«…Вот, скажите, как поступить, — писал читатель. — У нас есть один кровельщик. Он крадет железо и продает на корыта. Доказать о нем можно прямо с поличным, но никто не пойдет, потому что перед детьми его будет грех на всю жизнь. Не по религии грех, а вообще.
Или опишу вам такой факт. Одна девушка работает в буфете и ворует масло, красную икру, колбасу. Они там недомазывают это на бутерброды. Но ей этого мало, и она еще стала гулящая, ходит на улицу Горького. И вот, что с ней делать? Я одному сказал, без фамилии, и он ответил: «Если она это для пропитания, то не доноси, а если для платьев, то донеси». А по-моему, должен быть принцип другой, и спрашивается, в чем он состоит…
Если сообщить, так это погубить человека, потому что его закатают и испортят целую жизнь. Это будет не мораль перед живым человеком. А если скрывать, то выходит, что скрываешь от своего государства…».
В этом письме очень точно — незаемными, необкатанными словами — выражена суть конфликта поистине драматичного. Как быть? Совесть не позволяет скрывать от с в о е г о государства ни одно беззаконие, очевидцем которого — случайно или неслучайно — стал кто-то из нас. Но и совесть же протестует против того, чтобы с в о и м и руками, без понуждения, причинить человеку зло. Даже такому, кто не вызывает ни малейших симпатий.
Можно, наверное, возразить: преступник сам причиняет обществу зло. Обществу — то есть, в конечном счете, и мне, и тебе, и тому чуткому юноше, который мучительно борется с естественной потребностью не пройти мимо. Но все разумнейшие доводы разбиваются о столь же естественную неприязнь к наушничеству: мы с детства презираем фискалов и ябед.

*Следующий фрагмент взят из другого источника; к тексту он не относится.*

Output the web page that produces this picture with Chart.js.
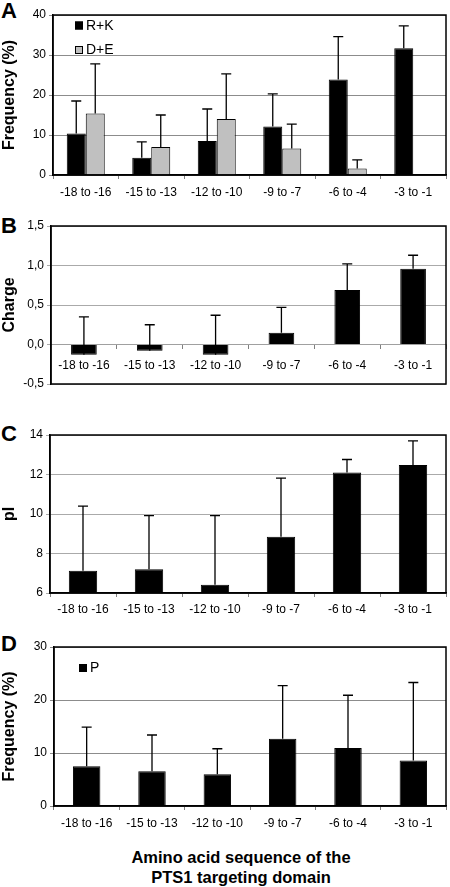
<!DOCTYPE html>
<html>
<head>
<meta charset="utf-8">
<script src="https://cdn.jsdelivr.net/npm/chart.js@4/dist/chart.umd.min.js"></script>
<style>
html,body{margin:0;padding:0;background:#fff;width:450px;height:887px;overflow:hidden;}
.panel{position:absolute;left:0;}
.letter{position:absolute;left:1px;font:bold 22px/22px "Liberation Sans",Arial,sans-serif;color:#000;}
#xtitle{position:absolute;left:41px;width:400px;top:847px;text-align:center;font:bold 16.5px/20px "Liberation Sans",Arial,sans-serif;color:#000;}
</style>
</head>
<body>
<div class="letter" style="top:0px">A</div>
<div class="letter" style="top:215px">B</div>
<div class="letter" style="top:423px">C</div>
<div class="letter" style="top:633px">D</div>
<canvas class="panel" id="cA" width="450" height="205" style="top:0px"></canvas>
<canvas class="panel" id="cB" width="450" height="195" style="top:205px"></canvas>
<canvas class="panel" id="cC" width="450" height="220" style="top:400px"></canvas>
<canvas class="panel" id="cD" width="450" height="210" style="top:620px"></canvas>
<div id="xtitle">Amino acid sequence of the<br>PTS1 targeting domain</div>
<script>
// ---- data ----
const categories = ['-18 to -16', '-15 to -13', '-12 to -10', '-9 to -7', '-6 to -4', '-3 to -1'];

const rkLabel = 'R+K';
const rkFreq = [10.4, 4.3, 8.5, 12.1, 23.9, 31.7];
const rkFreqErrTop = [18.5, 8.3, 16.5, 20.3, 34.6, 37.3];

const deLabel = 'D+E';
const deFreq = [15.4, 7.0, 14.0, 6.6, 1.6, 0];
const deFreqErrTop = [27.8, 15.0, 25.3, 12.7, 3.8, null];

const chargeLabel = 'Charge';
const charge = [-0.13, -0.08, -0.13, 0.15, 0.69, 0.96];
const chargeErrTop = [0.35, 0.25, 0.37, 0.47, 1.02, 1.13];

const pILabel = 'pI';
const pI = [7.13, 7.2, 6.42, 8.85, 12.1, 12.48];
const pIErrTop = [10.4, 9.92, 9.92, 11.82, 12.76, 13.7];

const pLabel = 'P';
const proFreq = [7.5, 6.55, 6.0, 12.7, 10.95, 8.6];
const proFreqErrTop = [14.9, 13.4, 10.8, 22.7, 20.9, 23.3];

const freqTitle = 'Frequency (%)';
const chargeTickLabels = {'-0.5': '-0,5', '0': '0,0', '0.5': '0,5', '1': '1,0', '1.5': '1,5'};

// ---- plugins ----
const FONT = '"Liberation Sans", Arial, sans-serif';

const errorBars = {
  id: 'errorBars',
  afterDatasetsDraw(chart) {
    const ctx = chart.ctx;
    const y = chart.scales.y;
    chart.data.datasets.forEach((ds, di) => {
      if (!ds.errTop) return;
      const meta = chart.getDatasetMeta(di);
      meta.data.forEach((bar, i) => {
        const top = ds.errTop[i];
        if (top === null || top === undefined) return;
        const yTop = y.getPixelForValue(top);
        ctx.save();
        ctx.strokeStyle = '#000';
        ctx.lineWidth = 1.3;
        ctx.beginPath();
        ctx.moveTo(bar.x, bar.y);
        ctx.lineTo(bar.x, yTop);
        ctx.moveTo(bar.x - 5, yTop);
        ctx.lineTo(bar.x + 5, yTop);
        ctx.stroke();
        ctx.restore();
      });
    });
  }
};

const frame = {
  id: 'frame',
  afterDraw(chart) {
    const a = chart.chartArea;
    const ctx = chart.ctx;
    ctx.save();
    ctx.strokeStyle = '#000';
    ctx.lineWidth = 1.5;
    ctx.strokeRect(a.left, a.top, a.right - a.left, a.bottom - a.top);
    ctx.restore();
  }
};

const boxLegend = {
  id: 'boxLegend',
  afterDraw(chart, args, opts) {
    if (!opts || !opts.show) return;
    const a = chart.chartArea;
    const ctx = chart.ctx;
    ctx.save();
    ctx.font = '14px ' + FONT;
    ctx.textBaseline = 'middle';
    chart.data.datasets.forEach((ds, i) => {
      const cy = a.top + opts.dy + i * opts.gap;
      const x0 = a.left + opts.dx;
      ctx.fillStyle = ds.backgroundColor;
      ctx.fillRect(x0, cy - 4, 8, 8);
      ctx.strokeStyle = '#000';
      ctx.lineWidth = 1;
      ctx.strokeRect(x0 + 0.5, cy - 3.5, 7, 7);
      ctx.fillStyle = '#000';
      ctx.fillText(ds.label, x0 + 11, cy + 0.5);
    });
    ctx.restore();
  }
};

Chart.register(errorBars, frame, boxLegend);

function makeChart(id, cfg) {
  const scales = {
    x: {
      type: 'category',
      position: cfg.xPos || 'bottom',
      grid: {offset: true, drawOnChartArea: false, drawTicks: true, tickLength: 4, color: '#808080', lineWidth: 1},
      border: {display: true, color: cfg.xBorderColor || '#000', width: cfg.xBorderWidth || 1.5},
      ticks: {color: '#000', font: {family: FONT, size: 12}, padding: cfg.xPad, maxRotation: 0, autoSkip: false}
    },
    y: {
      min: cfg.min, max: cfg.max,
      ticks: {stepSize: cfg.step, color: '#000', font: {family: FONT, size: 12}, padding: 3,
              callback: cfg.tickCb || (v => String(v))},
      grid: {color: cfg.gridColor || '#999', lineWidth: 1, tickLength: 4, drawTicks: true},
      border: {color: '#000', width: 1.5},
      title: {display: true, text: cfg.title, color: '#000', font: {family: FONT, size: 16, weight: 'bold'}, padding: {top: 0, bottom: 0}},
      afterFit: s => { s.width = cfg.yWidth; }
    }
  };
  if (cfg.xHeight) scales.x.afterFit = s => { s.height = cfg.xHeight; };
  return new Chart(document.getElementById(id), {
    type: 'bar',
    data: {labels: categories, datasets: cfg.datasets},
    options: {
      responsive: false,
      animation: false,
      devicePixelRatio: 1,
      events: [],
      layout: {padding: cfg.padding},
      datasets: {bar: {categoryPercentage: cfg.catPct, barPercentage: 1.0}},
      plugins: {legend: {display: false}, tooltip: {enabled: false}, boxLegend: cfg.legend || {show: false}},
      scales: scales
    }
  });
}

function barDs(label, data, errTop, fill) {
  return {label: label, data: data, errTop: errTop, backgroundColor: fill, borderColor: '#000', borderWidth: 1};
}

// A
makeChart('cA', {
  datasets: [barDs(rkLabel, rkFreq, rkFreqErrTop, '#000'), barDs(deLabel, deFreq, deFreqErrTop, '#c0c0c0')],
  min: 0, max: 40, step: 10, title: freqTitle, yWidth: 53, xHeight: 30, xPad: 6,
  padding: {top: 15, right: 4, left: 0, bottom: 0}, catPct: 0.58, gridColor: '#8c8c8c',
  legend: {show: true, dx: 22, dy: 10.5, gap: 24.5}
});
// B
makeChart('cB', {
  datasets: [barDs(chargeLabel, charge, chargeErrTop, '#000')],
  min: -0.5, max: 1.5, step: 0.5, title: chargeLabel, yWidth: 51, xPos: {y: 0}, xPad: 10,
  xBorderColor: '#a0a0a0', xBorderWidth: 1,
  tickCb: v => chargeTickLabels[String(v)] ?? String(v),
  padding: {top: 21, right: 4, left: 0, bottom: 16}, catPct: 0.39, gridColor: '#aaa'
});
// C
makeChart('cC', {
  datasets: [barDs(pILabel, pI, pIErrTop, '#000')],
  min: 6, max: 14, step: 2, title: pILabel, yWidth: 50, xHeight: 27, xPad: 5,
  padding: {top: 35, right: 4, left: 0, bottom: 0}, catPct: 0.43, gridColor: '#aaa'
});
// D
makeChart('cD', {
  datasets: [barDs(pLabel, proFreq, proFreqErrTop, '#000')],
  min: 0, max: 30, step: 10, title: freqTitle, yWidth: 54, xHeight: 24, xPad: 6,
  padding: {top: 27, right: 4, left: 0, bottom: 0}, catPct: 0.42, gridColor: '#8c8c8c',
  legend: {show: true, dx: 25, dy: 21, gap: 24}
});
</script>
</body>
</html>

Закон вторгается в этот нравственный конфликт, помогая выбрать единственное решение, когда речь идет о тяжких, особо опасных для общества преступлениях. Скрыть их — значит не только нарушить нормы права, но и нормы морали. Не только избавить преступника от возмездия, но и самому стать преступником. Колеблющаяся совесть отступает здесь перед четкими велениями закона, который недвусмысленно и категорично предписывает, как следует и как не следует поступить.
Во всех остальных случаях выбор предоставлен каждому из нас, и каждый решает вопрос, который жизнь порою ему задает, в меру своих представлений о порядочности, о долге, в меру своей щепетильности, с учетом воззрений и нравственных традиций, которые существуют в той или иной среде. Несомненно одно: чем менее крутыми могут быть последствия для виновного, чем вероятнее надежда на судейскую снисходительность, тем больше шансов превратить вчерашнего «молчальника» в активного борца против всех и всяческих беззаконий.
Но есть одна «категория» очевидцев, требовать от которых особого рвения в разоблачении зла не очень-то вяжется с нашим представлением о человечности. Я имею в виду близких родственников преступника, тех, для кого он не столько нарушитель таких-то параграфов, сколько сын, муж, отец, брат… Во многих странах закон не только не обязывает родственников «сигнализировать» о поведении близких, но даже и выступать свидетелями — на следствии или в суде. У нас такого ограничения нет, но я не знаю ни единого случая, когда мать привлекли бы к ответственности за то, что она не дала показаний против сына, или жену, которая не вывела «на чистую воду» отца своих детей.
В пору жестоких классовых битв глубокая трещина раскалывала порой надвое многие семьи и брат шел на брата, сын восставал против отца. Острые нравственные конфликты, подобные тому, который возник в семье Воронцовых, тоже разделяют близких людей, и драматизм таких конфликтов подчас очень велик, но, с полным основанием отвергая, так сказать, административные формы их преодоления, что практически можем мы предложить для выхода из положения?
Юля решила бежать. Был ли это наилучший выход? Едва ли… И даже, пожалуй: разумеется, нет!